◆ Dataset excerpt
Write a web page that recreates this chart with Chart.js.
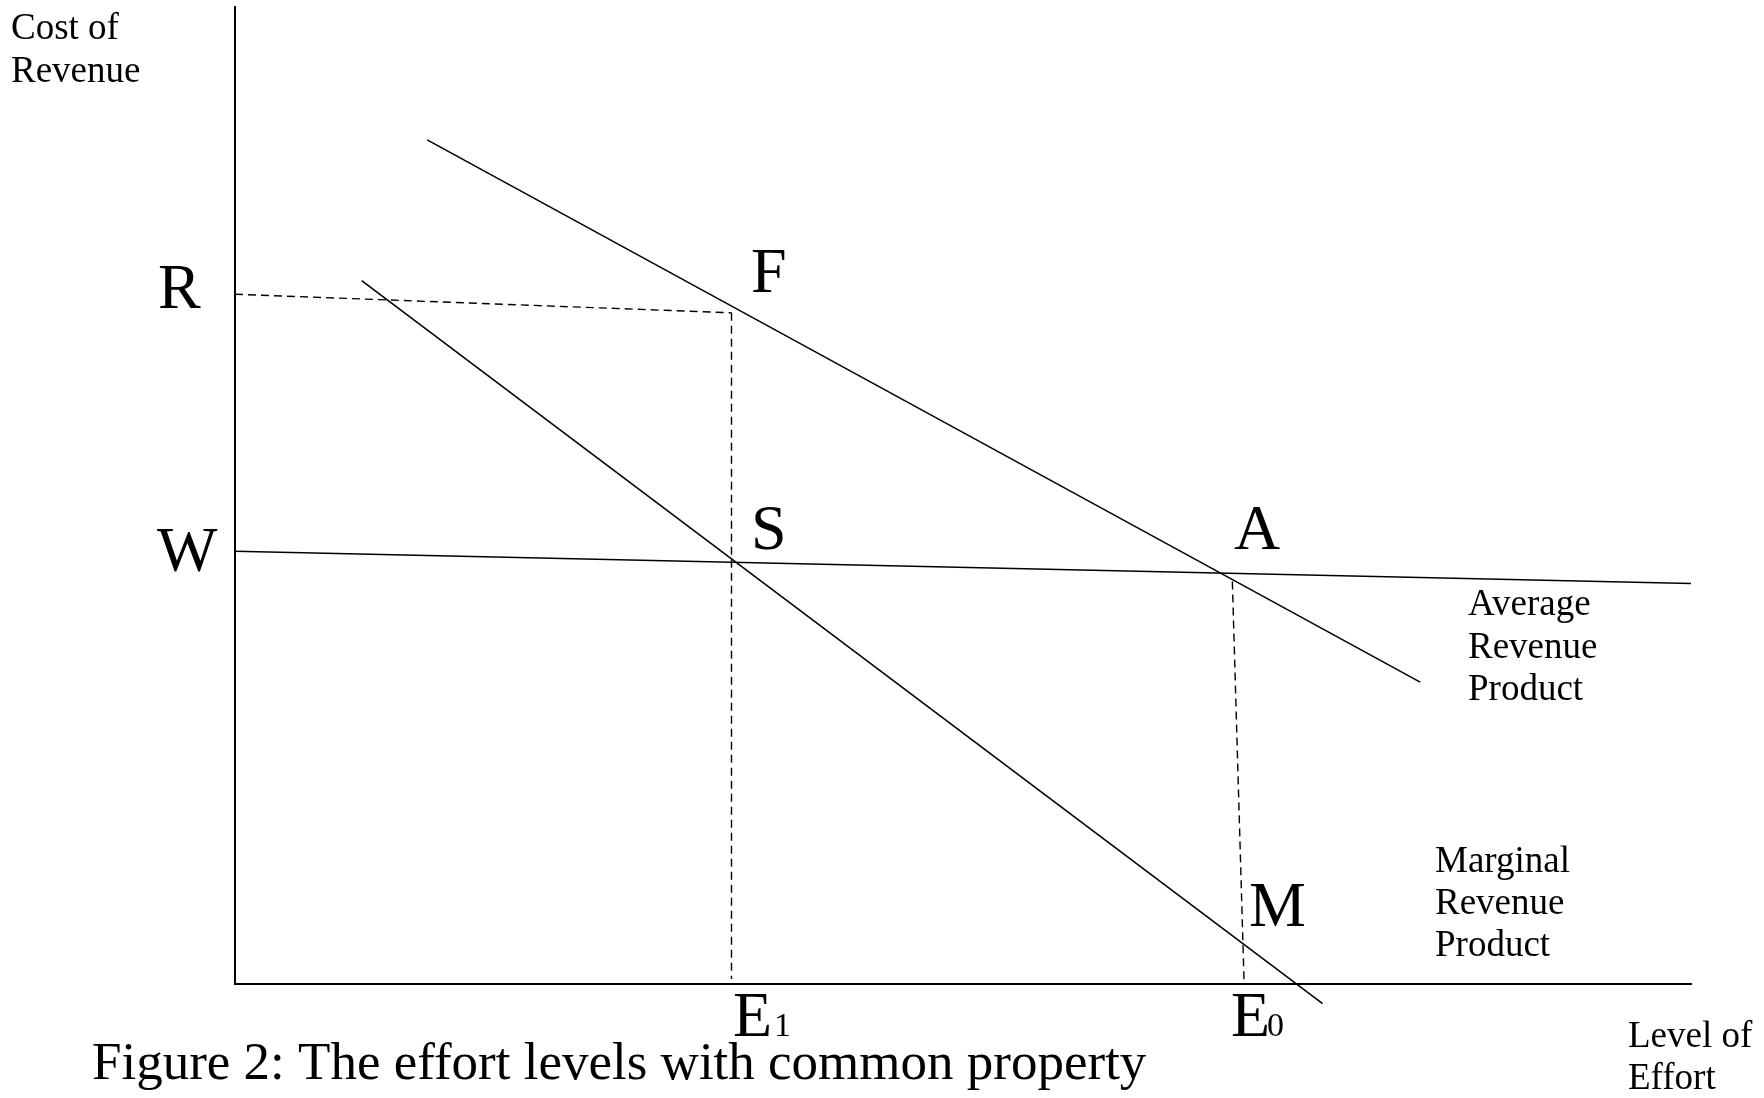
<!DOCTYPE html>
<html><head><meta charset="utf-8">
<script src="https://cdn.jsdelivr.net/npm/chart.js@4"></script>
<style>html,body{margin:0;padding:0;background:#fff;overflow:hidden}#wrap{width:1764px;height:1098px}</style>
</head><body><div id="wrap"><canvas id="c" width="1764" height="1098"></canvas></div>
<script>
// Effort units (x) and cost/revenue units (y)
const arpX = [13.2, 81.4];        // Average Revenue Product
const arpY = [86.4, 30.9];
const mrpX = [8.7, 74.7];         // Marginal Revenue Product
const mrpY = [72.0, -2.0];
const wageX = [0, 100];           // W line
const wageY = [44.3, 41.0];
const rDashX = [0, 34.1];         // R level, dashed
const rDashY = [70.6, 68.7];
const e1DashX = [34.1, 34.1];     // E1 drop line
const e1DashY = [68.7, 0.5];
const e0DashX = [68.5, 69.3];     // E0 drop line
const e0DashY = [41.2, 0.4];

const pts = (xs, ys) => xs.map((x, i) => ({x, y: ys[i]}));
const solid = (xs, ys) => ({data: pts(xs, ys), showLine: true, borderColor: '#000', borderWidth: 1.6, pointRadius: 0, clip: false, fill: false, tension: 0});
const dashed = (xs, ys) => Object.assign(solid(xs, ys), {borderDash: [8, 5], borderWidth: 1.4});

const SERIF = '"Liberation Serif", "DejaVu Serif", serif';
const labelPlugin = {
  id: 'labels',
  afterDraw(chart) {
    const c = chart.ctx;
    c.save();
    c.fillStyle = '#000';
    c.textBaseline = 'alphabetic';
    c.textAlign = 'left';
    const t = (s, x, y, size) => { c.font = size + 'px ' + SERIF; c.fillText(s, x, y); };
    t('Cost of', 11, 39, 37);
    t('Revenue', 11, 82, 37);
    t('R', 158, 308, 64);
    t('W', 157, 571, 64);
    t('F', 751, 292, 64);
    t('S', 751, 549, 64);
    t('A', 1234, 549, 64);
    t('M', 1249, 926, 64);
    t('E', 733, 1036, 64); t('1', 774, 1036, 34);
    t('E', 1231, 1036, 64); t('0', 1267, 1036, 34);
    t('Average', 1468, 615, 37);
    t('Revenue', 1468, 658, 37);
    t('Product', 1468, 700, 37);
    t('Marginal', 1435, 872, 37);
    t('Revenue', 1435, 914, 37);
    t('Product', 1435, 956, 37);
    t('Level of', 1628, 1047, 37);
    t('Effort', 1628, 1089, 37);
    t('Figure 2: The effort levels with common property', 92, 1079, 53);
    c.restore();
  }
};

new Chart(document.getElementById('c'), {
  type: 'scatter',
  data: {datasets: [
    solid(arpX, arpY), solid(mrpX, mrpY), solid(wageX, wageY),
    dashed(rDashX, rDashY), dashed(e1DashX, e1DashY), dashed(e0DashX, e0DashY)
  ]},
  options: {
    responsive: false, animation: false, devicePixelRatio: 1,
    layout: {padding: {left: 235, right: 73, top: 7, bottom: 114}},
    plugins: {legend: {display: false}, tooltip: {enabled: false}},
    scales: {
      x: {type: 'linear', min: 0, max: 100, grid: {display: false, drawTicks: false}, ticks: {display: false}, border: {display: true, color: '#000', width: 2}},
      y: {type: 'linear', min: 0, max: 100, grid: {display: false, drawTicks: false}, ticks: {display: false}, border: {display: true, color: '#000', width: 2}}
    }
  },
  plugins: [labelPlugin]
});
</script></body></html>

◆ Instructions for the task
Without the pictures, write out all of the material exactly.

◆ Complete response
Write a web page that recreates this chart with Chart.js.
<!DOCTYPE html>
<html><head><meta charset="utf-8">
<script src="https://cdn.jsdelivr.net/npm/chart.js@4"></script>
<style>html,body{margin:0;padding:0;background:#fff;overflow:hidden}#wrap{width:1764px;height:1098px}</style>
</head><body><div id="wrap"><canvas id="c" width="1764" height="1098"></canvas></div>
<script>
// Effort units (x) and cost/revenue units (y)
const arpX = [13.2, 81.4];        // Average Revenue Product
const arpY = [86.4, 30.9];
const mrpX = [8.7, 74.7];         // Marginal Revenue Product
const mrpY = [72.0, -2.0];
const wageX = [0, 100];           // W line
const wageY = [44.3, 41.0];
const rDashX = [0, 34.1];         // R level, dashed
const rDashY = [70.6, 68.7];
const e1DashX = [34.1, 34.1];     // E1 drop line
const e1DashY = [68.7, 0.5];
const e0DashX = [68.5, 69.3];     // E0 drop line
const e0DashY = [41.2, 0.4];

const pts = (xs, ys) => xs.map((x, i) => ({x, y: ys[i]}));
const solid = (xs, ys) => ({data: pts(xs, ys), showLine: true, borderColor: '#000', borderWidth: 1.6, pointRadius: 0, clip: false, fill: false, tension: 0});
const dashed = (xs, ys) => Object.assign(solid(xs, ys), {borderDash: [8, 5], borderWidth: 1.4});

const SERIF = '"Liberation Serif", "DejaVu Serif", serif';
const labelPlugin = {
  id: 'labels',
  afterDraw(chart) {
    const c = chart.ctx;
    c.save();
    c.fillStyle = '#000';
    c.textBaseline = 'alphabetic';
    c.textAlign = 'left';
    const t = (s, x, y, size) => { c.font = size + 'px ' + SERIF; c.fillText(s, x, y); };
    t('Cost of', 11, 39, 37);
    t('Revenue', 11, 82, 37);
    t('R', 158, 308, 64);
    t('W', 157, 571, 64);
    t('F', 751, 292, 64);
    t('S', 751, 549, 64);
    t('A', 1234, 549, 64);
    t('M', 1249, 926, 64);
    t('E', 733, 1036, 64); t('1', 774, 1036, 34);
    t('E', 1231, 1036, 64); t('0', 1267, 1036, 34);
    t('Average', 1468, 615, 37);
    t('Revenue', 1468, 658, 37);
    t('Product', 1468, 700, 37);
    t('Marginal', 1435, 872, 37);
    t('Revenue', 1435, 914, 37);
    t('Product', 1435, 956, 37);
    t('Level of', 1628, 1047, 37);
    t('Effort', 1628, 1089, 37);
    t('Figure 2: The effort levels with common property', 92, 1079, 53);
    c.restore();
  }
};

new Chart(document.getElementById('c'), {
  type: 'scatter',
  data: {datasets: [
    solid(arpX, arpY), solid(mrpX, mrpY), solid(wageX, wageY),
    dashed(rDashX, rDashY), dashed(e1DashX, e1DashY), dashed(e0DashX, e0DashY)
  ]},
  options: {
    responsive: false, animation: false, devicePixelRatio: 1,
    layout: {padding: {left: 235, right: 73, top: 7, bottom: 114}},
    plugins: {legend: {display: false}, tooltip: {enabled: false}},
    scales: {
      x: {type: 'linear', min: 0, max: 100, grid: {display: false, drawTicks: false}, ticks: {display: false}, border: {display: true, color: '#000', width: 2}},
      y: {type: 'linear', min: 0, max: 100, grid: {display: false, drawTicks: false}, ticks: {display: false}, border: {display: true, color: '#000', width: 2}}
    }
  },
  plugins: [labelPlugin]
});
</script></body></html>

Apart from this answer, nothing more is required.